By cyclonebill - Hvide asparges med pocheret æggeblomme og skovmærkesauce, CC BY-SA 2.0, 

 

Puis il y a les codes de société, le local, le bio... eux aussi ont finalement leur mot à dire dans ce design contemporain. L’assiette devra, idéalement, comporter un ou plusieurs légumes entiers, ou tout au moins parfaitement identifiables. Le rapprochement au produit est aujourd’hui un atout auprès des clients éduqués et bien informés. L’interactivité est un autre code de la société actuelle, le repas ne peut plus être trop guindé, il faut apporter un côté ludique aux plats, une sauce dans une pipette utilisable au bon vouloir de celui qui déguste, des bouillons fumants à faire couler après chaque bouchée et qui font participer le client. La santé et la mode exacerbées des « sans » sont les marques ultimes de ces codes, sans sel, sans gras, cru, le rien étant la perfection, on minimalise à l’extrême.
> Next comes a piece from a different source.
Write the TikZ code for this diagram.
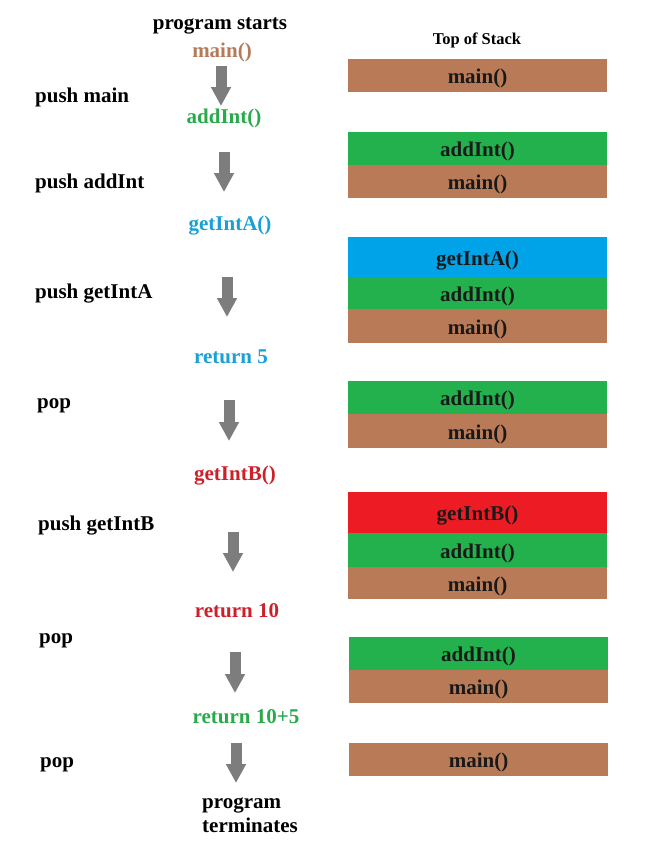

Une feuille de roquette, un cube de thon cru posé dessus, arrosé d’un bouillon : sorte d’infusion de racines et herbes aux vertus aussi exotiques que leur provenance ; et on n’est pas loin d’y être.

 

Depuis quelques années on voit même apparaître des structures complètement incompréhensibles, illisibles. Ah bon ? C’est une blanquette de veau, ça ? Des plats, totalement, déstructurés, des petits morceaux éparpillés dans l’assiette. Oui évidemment, c’est esthétique, aérien, léger. Mais appétissant, gourmand, cohérent ? Pas certain.

 

By cyclonebill - Marv med syltede grøntsager, CC BY-SA 2.0,

 

Ce qui est étonnant, c’est que ces standards sont tellement universels qu’ils représentent de moins en moins les marques d’une cuisine, ou d’une culture. Ils sont davantage les marques, d’un niveau de cuisine. À telle ou telle gamme de prix, on s’attend à retrouver tels ou tels éléments repères de la gamme de prix. Les cubes de bouillon en gelées ne sont évidemment pas dans le code du burger de brasserie. On le sent non ? Si bien, que lorsqu’un Gastón Acurio, déjà renommé pour la cuisine péruvienne qu’il propose, souhaite la faire grandir davantage aux yeux du monde, il envoie ses disciples en Europe, pour y apprendre les codes fondamentaux et indispensables à la reconnaissance occidentale souhaitée.

 

Heureusement ces dressages picturaux, même s’ils se ressemblent de chef en chef ont finalement un juge de paix. Et c’est là où les très grands sortent la tête parmi les grands. C’est le palais, et les réelles qualités gustatives du plat.